_Your goal:_ Go through the records and show each line where the word "this" occurs.

[Items from a data source]

-=-=-=-=-

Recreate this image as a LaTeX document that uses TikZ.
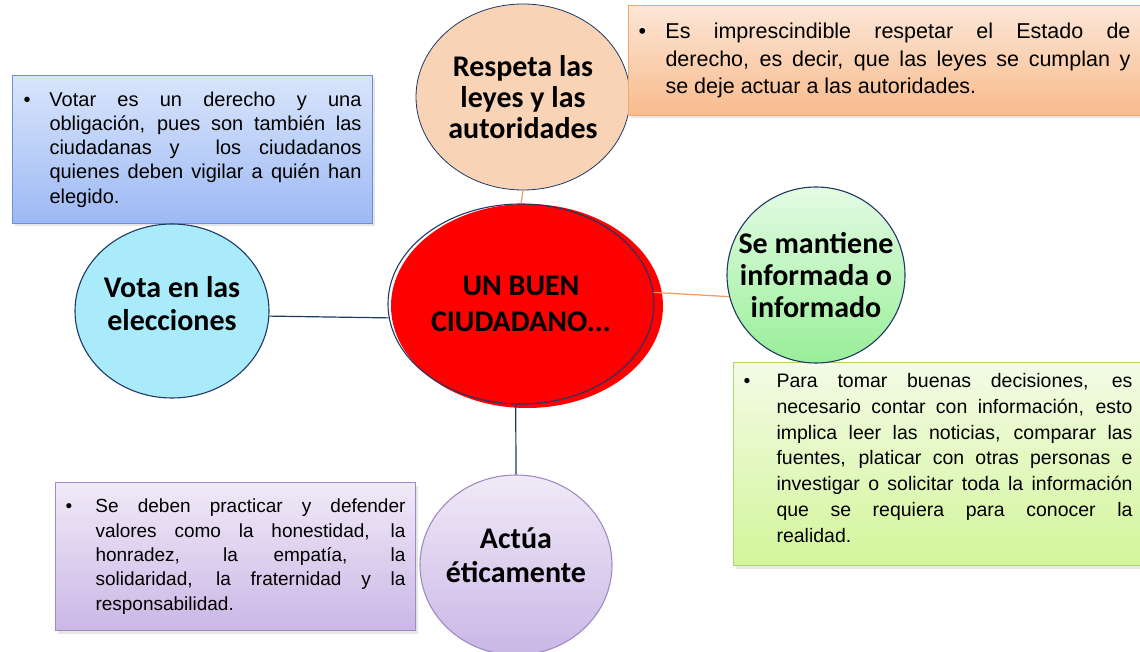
\documentclass[tikz,border=0pt]{standalone}
\usepackage{fontspec}
\setmainfont{Liberation Sans}
\newfontfamily\titulo{Carlito}
\usetikzlibrary{shapes.geometric,shadows}

\definecolor{marino}{HTML}{1F3864}
\definecolor{naranja}{HTML}{F39A55}
\definecolor{azulsup}{HTML}{D9E5FB}
\definecolor{azulinf}{HTML}{9DB9F4}
\definecolor{azulborde}{HTML}{6E8FD6}
\definecolor{durazsup}{HTML}{FCE6D6}
\definecolor{durazinf}{HTML}{F8BB8C}
\definecolor{durazborde}{HTML}{F2A670}
\definecolor{verdesup}{HTML}{F3FBE6}
\definecolor{verdeinf}{HTML}{D3F59A}
\definecolor{verdeborde}{HTML}{B3D36E}
\definecolor{lilasup}{HTML}{F0EAF7}
\definecolor{lilainf}{HTML}{CAB7E6}
\definecolor{lilaborde}{HTML}{9F8AC4}
\definecolor{durazno}{HTML}{F9D3B6}
\definecolor{celeste}{HTML}{A9EBFB}
\definecolor{mentasup}{HTML}{E4FBE4}
\definecolor{mentainf}{HTML}{98EF98}
\definecolor{rojo}{HTML}{FF0000}

% vineta: ancho de la vineta, ancho del texto, texto
\newcommand{\vineta}[3]{\makebox[#1][l]{\textbullet}\parbox[t]{#2}{#3}}

\tikzset{
  nota/.style={rectangle, anchor=north west, inner xsep=10pt, inner ysep=0pt, line width=1pt,
    drop shadow={opacity=0.2, shadow xshift=2pt, shadow yshift=-3pt}},
  globo/.style={ellipse, inner xsep=-30pt, inner ysep=-10pt, line width=1.1pt, align=center,
    font=\titulo\bfseries\fontsize{30}{31}\selectfont},
  enlace/.style={line width=1.2pt}
}

\begin{document}
\begin{tikzpicture}[x=1pt,y=-1pt]
  \useasboundingbox (0,0) rectangle (1140,652);

  % notas
  \node[nota, draw=azulborde, top color=azulsup, bottom color=azulinf, minimum width=360pt, minimum height=148pt,
        font=\fontsize{20}{24.3}\selectfont] (notavota) at (12,75)
    {\vineta{26pt}{312pt}{Votar es un derecho y una\linebreak obligación, pues son también las\linebreak ciudadanas y\ \ los ciudadanos\linebreak quienes deben vigilar a quién han\linebreak elegido.}};
  \node[nota, draw=verdeborde, top color=verdesup, bottom color=verdeinf, minimum width=407pt, minimum height=203pt,
        font=\fontsize{19.5}{25.7}\selectfont] (notainfo) at (733,362)
    {\raisebox{6pt}[\height][\depth]{\vineta{33pt}{356pt}{Para tomar buenas decisiones, es\linebreak necesario contar con información, esto\linebreak implica leer las noticias, comparar las\linebreak fuentes, platicar con otras personas e\linebreak investigar o solicitar toda la información\linebreak que se requiera para conocer la\linebreak realidad.}}};
  \node[nota, draw=lilaborde, top color=lilasup, bottom color=lilainf, minimum width=357pt, minimum height=148pt,
        font=\fontsize{19}{24.3}\selectfont] (notaetica) at (55,482)
    {\vineta{30pt}{310pt}{Se deben practicar y defender\linebreak valores como la honestidad, la\linebreak honradez, la empatía, la\linebreak solidaridad, la fraternidad y la\linebreak responsabilidad.}};

  % globos
  \node[globo, draw=marino, line width=0.8pt, fill=durazno, minimum width=214pt, minimum height=186pt] (respeta) at (523,97)
    {Respeta las\\leyes y las\\autoridades};
  \node[globo, draw=marino, fill=celeste, minimum width=194pt, minimum height=174pt,
        font=\titulo\bfseries\fontsize{30}{33}\selectfont, text depth=16pt] (vota) at (172,311)
    {Vota en las\\elecciones};
  \node[ellipse, fill=rojo, minimum width=272pt, minimum height=204pt] (ciudadanofondo) at (527,306) {};
  \node[globo, draw=marino, minimum width=266pt, minimum height=200pt,
        font=\titulo\bfseries\fontsize{30}{36}\selectfont] (ciudadano) at (521,304)
    {UN BUEN\\CIUDADANO...};
  \node[globo, draw=marino, top color=mentasup, bottom color=mentainf, minimum width=178pt, minimum height=176pt,
        font=\titulo\bfseries\fontsize{30}{32}\selectfont] (mantiene) at (816,275)
    {Se mantiene\\informada o\\informado};
  \node[globo, draw=lilaborde, top color=lilasup, bottom color=lilainf, minimum width=192pt, minimum height=180pt,
        font=\titulo\bfseries\fontsize{30}{34}\selectfont, text depth=20pt] (actua) at (516,565)
    {Actúa\\éticamente};

  \node[nota, draw=durazborde, top color=durazsup, bottom color=durazinf, minimum width=512pt, minimum height=110pt,
        font=\fontsize{21.5}{27.5}\selectfont] (notaleyes) at (628,5)
    {\vineta{27pt}{465pt}{Es imprescindible respetar el Estado de\linebreak derecho, es decir, que las leyes se cumplan y\linebreak se deje actuar a las autoridades.}};

  % enlaces
  \draw[enlace, naranja] (respeta.south) -- (ciudadano.north);
  \draw[enlace, marino] (vota.357) -- (ciudadano.186);
  \draw[enlace, naranja] (ciudadano.5) -- (mantiene.194);
  \draw[enlace, marino] (ciudadano.267) -- (actua.north);
\end{tikzpicture}
\end{document}
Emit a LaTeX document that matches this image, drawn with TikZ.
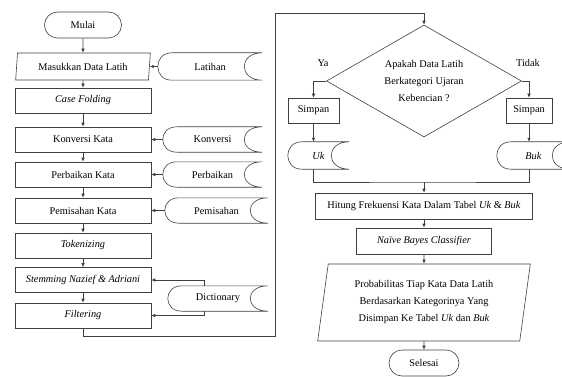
\documentclass[tikz,border=0pt]{standalone}
\usepackage{fontspec}
\setmainfont{Liberation Serif}
\usetikzlibrary{
  positioning,
  arrows.meta,
  shapes.geometric,
  shapes.misc
}
\definecolor{fcLine}{HTML}{404040}

\begin{document}
\begin{tikzpicture}[
  x=1pt, y=-1pt,
  every node/.style={font=\fontsize{10.3}{17}\selectfont, align=center, inner sep=0pt},
  link/.style={draw=fcLine, line width=0.6pt},
  proc/.style={
    rectangle, link,
    minimum width=136pt, minimum height=25pt
  },
  io/.style={
    trapezium, trapezium left angle=80, trapezium right angle=100,
    trapezium stretches=true,
    link, minimum width=136pt, minimum height=27pt
  },
  term/.style={
    rounded rectangle, link,
    minimum width=77pt, minimum height=26pt
  },
  decision/.style={
    diamond, link, aspect=1.74,
    minimum width=195pt, minimum height=112pt
  },
  datastore/.style={rectangle, minimum height=25pt},
  arrow/.style={link, -{Latex[length=4pt, width=3.5pt]}}
]
 \useasboundingbox (0,0) rectangle (562,377);

 % Preprocessing column
 \node[term] (mulai) at (83,25) {Mulai};
 \node[io] (masukkan) at (83,66.5) {Masukkan Data Latih};
 \node[proc] (casefold) at (83,100.5) {\textit{Case Folding}};
 \node[proc] (konversi) at (83,139.5) {Konversi Kata};
 \node[proc] (perbaikan) at (83,174.5) {Perbaikan Kata};
 \node[proc] (pemisahan) at (83,210.5) {Pemisahan Kata};
 \node[proc] (tokenizing) at (83,245.5) {\textit{Tokenizing}};
 \node[proc] (stemming) at (83,280) {\textit{Stemming Nazief \& Adriani}};
 \node[proc] (filtering) at (83,315.5) {\textit{Filtering}};

 \foreach \a/\b in {mulai/masukkan, masukkan/casefold, casefold/konversi,
             konversi/perbaikan, perbaikan/pemisahan, pemisahan/tokenizing,
             tokenizing/stemming, stemming/filtering} {
  \draw[arrow] (\a) -- (\b);
 }

 % Stored data
 \node[datastore, minimum width=104pt, minimum height=27pt] (sLatihan) at (210,66.5) {Latihan};
 \node[datastore, minimum width=99pt] (sKonversi) at (212.5,139.5) {Konversi};
 \node[datastore, minimum width=99pt] (sPerbaikan) at (212.5,174.5) {Perbaikan};
 \node[datastore, minimum width=103pt] (sPemisahan) at (216.5,210.5) {Pemisahan};
 \node[datastore, minimum width=100pt] (sDictionary) at (218,298.5) {Dictionary};

 \foreach \s/\p in {sLatihan/masukkan, sKonversi/konversi,
             sPerbaikan/perbaikan, sPemisahan/pemisahan} {
  \draw[arrow] (\s.west) -- (\p.east);
 }
 \draw[arrow] ([xshift=-14pt]sDictionary.north) |- (stemming.east);
 \draw[arrow] ([xshift=-14pt]sDictionary.south) |- (filtering.east);

 % Classification column
 \node[decision] (kategori) at (424,81)
  {Apakah Data Latih\\Berkategori Ujaran\\Kebencian ?};
 \node (ya) at (323,63) {Ya};
 \node (tidak) at (528,63) {Tidak};
 \node[proc, minimum width=51pt] (simpanUk) at (313.5,110.5) {Simpan};
 \node[proc, minimum width=46pt] (simpanBuk) at (529,110.5) {Simpan};
 \node[datastore, minimum width=61pt, minimum height=27pt] (sUk) at (318.5,155.5) {\textit{Uk}};
 \node[datastore, minimum width=73pt, minimum height=27pt] (sBuk) at (533.5,155.5) {\textit{Buk}};
 \node[proc, minimum width=217pt, minimum height=26pt] (hitung) at (424,206)
  {Hitung Frekuensi Kata Dalam Tabel \textit{Uk} \& \textit{Buk}};
 \node[proc, minimum width=135pt, minimum height=26pt] (naive) at (424,241)
  {\textit{Naïve Bayes Classifier}};
 \node[io, minimum width=213pt, minimum height=77pt] (proba) at (424,302.5)
  {Probabilitas Tiap Kata Data Latih\\Berdasarkan Kategorinya Yang\\Disimpan Ke Tabel \textit{Uk} dan \textit{Buk}};
 \node[term, minimum width=70pt] (selesai) at (424,363) {Selesai};

 % Outline of the stored data shapes
 \foreach \s in {sLatihan, sKonversi, sPerbaikan, sPemisahan, sDictionary, sUk, sBuk} {
  \draw[link] ([xshift=14pt]\s.north west) -- (\s.north east)
   .. controls +(-24pt,0) and +(-24pt,0) .. (\s.south east)
   -- ([xshift=14pt]\s.south west)
   .. controls +(-18.7pt,0) and +(-18.7pt,0) .. ([xshift=14pt]\s.north west);
 }

 % Loop to the decision
 \coordinate (loopBottom) at (275,336);
 \coordinate (loopTop) at (275,13);
 \draw[arrow] (filtering.south) |- (loopBottom) -- (loopTop) -| (kategori.north);

 \draw[arrow] (kategori.west) -| (simpanUk.north);
 \draw[arrow] (kategori.east) -| (simpanBuk.north);
 \draw[arrow] (simpanUk) -- (simpanUk |- sUk.north);
 \draw[arrow] (simpanBuk) -- (simpanBuk |- sBuk.north);

 \coordinate (merge) at (424,182);
 \draw[link] (simpanUk |- sUk.south) |- (merge) -| (simpanBuk |- sBuk.south);
 \draw[arrow] (merge) -- (hitung);
 \draw[arrow] (hitung) -- (naive);
 \draw[arrow] (naive) -- (proba);
 \draw[arrow] (proba) -- (selesai);
\end{tikzpicture}
\end{document}
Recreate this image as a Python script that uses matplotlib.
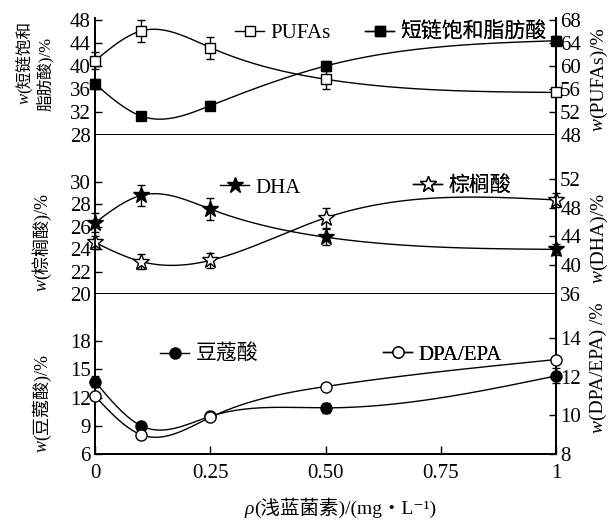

-=-=-=-=-

_Final result:_
Recreate this image as a LaTeX document that uses TikZ.
Emit a LaTeX document that matches this image, drawn with TikZ.
Recreate this image as a Python script that uses matplotlib.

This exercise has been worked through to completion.